» What to work on: Take the lines of the data below from the very first through the line containing "var_ind = 0.25" and output them exactly, pictures excluded.

[Start]

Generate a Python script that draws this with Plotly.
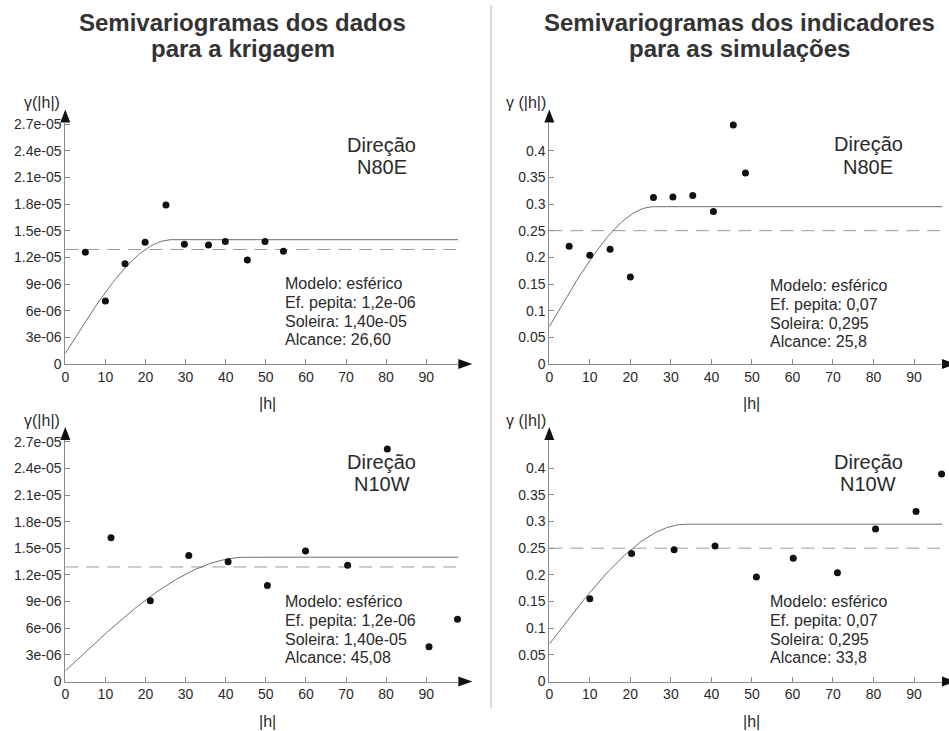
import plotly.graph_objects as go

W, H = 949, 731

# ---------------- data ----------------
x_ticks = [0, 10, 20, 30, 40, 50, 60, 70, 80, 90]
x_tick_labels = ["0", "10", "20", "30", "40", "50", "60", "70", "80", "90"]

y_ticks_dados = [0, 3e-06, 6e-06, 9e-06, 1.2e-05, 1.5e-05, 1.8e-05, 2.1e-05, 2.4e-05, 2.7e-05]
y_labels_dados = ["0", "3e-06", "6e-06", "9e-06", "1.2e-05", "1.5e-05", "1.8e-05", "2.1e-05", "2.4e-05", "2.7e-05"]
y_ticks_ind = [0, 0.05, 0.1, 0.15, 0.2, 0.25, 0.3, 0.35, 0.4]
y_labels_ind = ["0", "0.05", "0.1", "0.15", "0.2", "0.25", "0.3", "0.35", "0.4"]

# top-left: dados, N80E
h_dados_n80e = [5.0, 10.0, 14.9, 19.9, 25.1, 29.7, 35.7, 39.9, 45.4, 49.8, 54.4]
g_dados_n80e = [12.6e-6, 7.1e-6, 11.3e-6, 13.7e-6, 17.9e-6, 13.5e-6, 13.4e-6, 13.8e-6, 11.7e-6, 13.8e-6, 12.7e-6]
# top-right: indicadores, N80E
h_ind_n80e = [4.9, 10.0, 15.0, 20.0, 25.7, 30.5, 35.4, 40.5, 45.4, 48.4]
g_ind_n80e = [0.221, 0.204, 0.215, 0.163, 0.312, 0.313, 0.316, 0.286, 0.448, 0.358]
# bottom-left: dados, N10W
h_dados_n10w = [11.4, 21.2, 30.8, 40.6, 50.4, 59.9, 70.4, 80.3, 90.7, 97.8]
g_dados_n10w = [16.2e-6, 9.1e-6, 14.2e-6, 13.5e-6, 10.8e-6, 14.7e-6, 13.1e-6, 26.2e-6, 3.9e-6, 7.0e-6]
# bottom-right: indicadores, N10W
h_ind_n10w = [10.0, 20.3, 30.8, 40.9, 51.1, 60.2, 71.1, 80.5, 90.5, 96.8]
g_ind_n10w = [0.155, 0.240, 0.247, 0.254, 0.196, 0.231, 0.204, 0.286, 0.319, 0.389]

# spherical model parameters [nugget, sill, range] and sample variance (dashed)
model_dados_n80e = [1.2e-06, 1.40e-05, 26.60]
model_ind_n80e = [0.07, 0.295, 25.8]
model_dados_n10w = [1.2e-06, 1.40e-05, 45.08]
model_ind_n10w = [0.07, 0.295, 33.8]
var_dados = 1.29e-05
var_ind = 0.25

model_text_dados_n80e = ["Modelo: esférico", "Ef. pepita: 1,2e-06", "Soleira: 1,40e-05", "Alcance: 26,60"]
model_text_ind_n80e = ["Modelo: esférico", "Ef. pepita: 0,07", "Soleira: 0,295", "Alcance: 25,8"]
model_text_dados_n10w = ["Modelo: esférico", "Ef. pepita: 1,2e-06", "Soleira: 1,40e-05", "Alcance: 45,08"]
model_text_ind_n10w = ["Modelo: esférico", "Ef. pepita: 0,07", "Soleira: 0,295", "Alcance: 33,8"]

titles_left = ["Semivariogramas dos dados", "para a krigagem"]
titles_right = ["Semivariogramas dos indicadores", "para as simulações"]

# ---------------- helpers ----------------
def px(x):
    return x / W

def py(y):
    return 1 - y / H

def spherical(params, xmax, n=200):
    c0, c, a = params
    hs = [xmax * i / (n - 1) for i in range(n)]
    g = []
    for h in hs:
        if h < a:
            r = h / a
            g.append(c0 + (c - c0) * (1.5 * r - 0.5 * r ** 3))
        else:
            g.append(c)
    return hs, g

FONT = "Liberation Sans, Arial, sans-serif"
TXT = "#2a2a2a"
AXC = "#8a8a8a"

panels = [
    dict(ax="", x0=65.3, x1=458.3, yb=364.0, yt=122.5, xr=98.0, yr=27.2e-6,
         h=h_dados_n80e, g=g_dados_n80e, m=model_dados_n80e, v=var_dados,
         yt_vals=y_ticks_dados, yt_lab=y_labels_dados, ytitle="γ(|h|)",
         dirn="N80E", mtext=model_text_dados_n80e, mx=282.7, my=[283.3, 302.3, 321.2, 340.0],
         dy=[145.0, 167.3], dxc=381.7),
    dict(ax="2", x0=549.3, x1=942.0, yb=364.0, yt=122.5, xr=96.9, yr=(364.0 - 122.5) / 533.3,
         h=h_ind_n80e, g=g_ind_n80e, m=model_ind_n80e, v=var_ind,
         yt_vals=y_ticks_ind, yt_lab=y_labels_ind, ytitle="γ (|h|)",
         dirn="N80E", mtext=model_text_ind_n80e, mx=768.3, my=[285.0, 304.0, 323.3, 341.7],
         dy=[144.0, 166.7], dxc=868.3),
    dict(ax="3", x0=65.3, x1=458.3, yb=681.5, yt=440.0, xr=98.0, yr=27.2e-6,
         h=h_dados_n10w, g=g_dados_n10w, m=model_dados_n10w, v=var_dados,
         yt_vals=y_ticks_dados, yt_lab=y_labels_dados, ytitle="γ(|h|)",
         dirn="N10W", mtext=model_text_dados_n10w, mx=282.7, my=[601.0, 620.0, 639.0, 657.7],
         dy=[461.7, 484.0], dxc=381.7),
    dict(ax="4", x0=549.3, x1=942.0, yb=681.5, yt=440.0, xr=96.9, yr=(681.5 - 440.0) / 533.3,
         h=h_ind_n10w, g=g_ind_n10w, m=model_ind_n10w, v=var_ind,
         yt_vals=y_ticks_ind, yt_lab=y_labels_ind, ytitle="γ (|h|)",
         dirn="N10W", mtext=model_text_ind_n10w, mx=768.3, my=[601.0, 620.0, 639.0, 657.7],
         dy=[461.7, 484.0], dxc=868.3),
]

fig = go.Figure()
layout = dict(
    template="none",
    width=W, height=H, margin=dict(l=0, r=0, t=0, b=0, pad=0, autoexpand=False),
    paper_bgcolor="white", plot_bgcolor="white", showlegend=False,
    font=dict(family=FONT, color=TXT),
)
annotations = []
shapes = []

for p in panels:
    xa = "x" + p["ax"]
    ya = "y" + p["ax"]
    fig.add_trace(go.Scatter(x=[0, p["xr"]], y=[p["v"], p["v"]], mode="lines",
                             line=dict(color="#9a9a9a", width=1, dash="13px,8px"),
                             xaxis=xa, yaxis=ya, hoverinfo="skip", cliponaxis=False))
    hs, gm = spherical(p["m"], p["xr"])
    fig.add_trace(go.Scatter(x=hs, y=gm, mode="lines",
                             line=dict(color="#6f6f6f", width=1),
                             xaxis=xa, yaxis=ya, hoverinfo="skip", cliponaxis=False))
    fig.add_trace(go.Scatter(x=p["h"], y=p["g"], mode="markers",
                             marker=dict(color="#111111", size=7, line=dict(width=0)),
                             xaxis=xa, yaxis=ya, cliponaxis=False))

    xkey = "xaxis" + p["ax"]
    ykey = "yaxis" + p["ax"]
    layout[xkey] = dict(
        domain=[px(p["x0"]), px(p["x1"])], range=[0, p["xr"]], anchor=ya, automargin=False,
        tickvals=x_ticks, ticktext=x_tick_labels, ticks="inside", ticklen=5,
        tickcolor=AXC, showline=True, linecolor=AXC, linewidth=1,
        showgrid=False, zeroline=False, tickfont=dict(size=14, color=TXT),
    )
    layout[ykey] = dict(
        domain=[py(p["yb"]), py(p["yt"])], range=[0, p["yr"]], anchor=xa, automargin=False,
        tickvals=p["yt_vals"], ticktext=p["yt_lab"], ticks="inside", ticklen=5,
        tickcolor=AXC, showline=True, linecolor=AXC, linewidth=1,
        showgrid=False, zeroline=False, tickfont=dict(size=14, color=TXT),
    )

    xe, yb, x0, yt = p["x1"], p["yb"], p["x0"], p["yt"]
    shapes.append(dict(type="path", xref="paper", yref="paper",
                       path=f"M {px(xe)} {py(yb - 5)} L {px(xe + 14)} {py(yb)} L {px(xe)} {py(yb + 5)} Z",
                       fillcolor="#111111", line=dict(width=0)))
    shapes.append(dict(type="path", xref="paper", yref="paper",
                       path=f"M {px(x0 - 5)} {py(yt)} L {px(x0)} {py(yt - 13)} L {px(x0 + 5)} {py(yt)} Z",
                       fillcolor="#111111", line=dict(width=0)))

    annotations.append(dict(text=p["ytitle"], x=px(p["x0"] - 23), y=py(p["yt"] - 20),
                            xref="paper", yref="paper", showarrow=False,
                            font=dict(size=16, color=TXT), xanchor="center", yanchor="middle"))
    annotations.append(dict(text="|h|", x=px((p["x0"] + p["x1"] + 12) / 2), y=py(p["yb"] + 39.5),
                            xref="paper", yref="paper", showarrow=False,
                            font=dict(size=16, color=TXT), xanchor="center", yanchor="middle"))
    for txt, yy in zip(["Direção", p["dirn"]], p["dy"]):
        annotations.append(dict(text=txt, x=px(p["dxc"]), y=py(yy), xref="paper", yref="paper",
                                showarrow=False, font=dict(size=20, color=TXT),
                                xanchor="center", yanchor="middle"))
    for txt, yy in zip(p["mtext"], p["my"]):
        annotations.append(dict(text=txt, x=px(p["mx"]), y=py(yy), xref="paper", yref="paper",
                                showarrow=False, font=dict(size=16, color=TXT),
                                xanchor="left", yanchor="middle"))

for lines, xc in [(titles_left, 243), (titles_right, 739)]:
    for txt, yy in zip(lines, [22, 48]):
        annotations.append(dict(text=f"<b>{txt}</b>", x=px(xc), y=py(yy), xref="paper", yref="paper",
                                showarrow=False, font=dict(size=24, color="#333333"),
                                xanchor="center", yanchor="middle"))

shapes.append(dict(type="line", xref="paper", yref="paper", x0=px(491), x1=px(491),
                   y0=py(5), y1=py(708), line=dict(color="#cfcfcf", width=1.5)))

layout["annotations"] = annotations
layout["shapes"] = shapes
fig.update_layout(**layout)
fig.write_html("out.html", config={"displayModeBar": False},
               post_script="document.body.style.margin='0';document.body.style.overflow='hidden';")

[End]

» Expected answer:
Generate a Python script that draws this with Plotly.
import plotly.graph_objects as go

W, H = 949, 731

# ---------------- data ----------------
x_ticks = [0, 10, 20, 30, 40, 50, 60, 70, 80, 90]
x_tick_labels = ["0", "10", "20", "30", "40", "50", "60", "70", "80", "90"]

y_ticks_dados = [0, 3e-06, 6e-06, 9e-06, 1.2e-05, 1.5e-05, 1.8e-05, 2.1e-05, 2.4e-05, 2.7e-05]
y_labels_dados = ["0", "3e-06", "6e-06", "9e-06", "1.2e-05", "1.5e-05", "1.8e-05", "2.1e-05", "2.4e-05", "2.7e-05"]
y_ticks_ind = [0, 0.05, 0.1, 0.15, 0.2, 0.25, 0.3, 0.35, 0.4]
y_labels_ind = ["0", "0.05", "0.1", "0.15", "0.2", "0.25", "0.3", "0.35", "0.4"]

# top-left: dados, N80E
h_dados_n80e = [5.0, 10.0, 14.9, 19.9, 25.1, 29.7, 35.7, 39.9, 45.4, 49.8, 54.4]
g_dados_n80e = [12.6e-6, 7.1e-6, 11.3e-6, 13.7e-6, 17.9e-6, 13.5e-6, 13.4e-6, 13.8e-6, 11.7e-6, 13.8e-6, 12.7e-6]
# top-right: indicadores, N80E
h_ind_n80e = [4.9, 10.0, 15.0, 20.0, 25.7, 30.5, 35.4, 40.5, 45.4, 48.4]
g_ind_n80e = [0.221, 0.204, 0.215, 0.163, 0.312, 0.313, 0.316, 0.286, 0.448, 0.358]
# bottom-left: dados, N10W
h_dados_n10w = [11.4, 21.2, 30.8, 40.6, 50.4, 59.9, 70.4, 80.3, 90.7, 97.8]
g_dados_n10w = [16.2e-6, 9.1e-6, 14.2e-6, 13.5e-6, 10.8e-6, 14.7e-6, 13.1e-6, 26.2e-6, 3.9e-6, 7.0e-6]
# bottom-right: indicadores, N10W
h_ind_n10w = [10.0, 20.3, 30.8, 40.9, 51.1, 60.2, 71.1, 80.5, 90.5, 96.8]
g_ind_n10w = [0.155, 0.240, 0.247, 0.254, 0.196, 0.231, 0.204, 0.286, 0.319, 0.389]

# spherical model parameters [nugget, sill, range] and sample variance (dashed)
model_dados_n80e = [1.2e-06, 1.40e-05, 26.60]
model_ind_n80e = [0.07, 0.295, 25.8]
model_dados_n10w = [1.2e-06, 1.40e-05, 45.08]
model_ind_n10w = [0.07, 0.295, 33.8]
var_dados = 1.29e-05
var_ind = 0.25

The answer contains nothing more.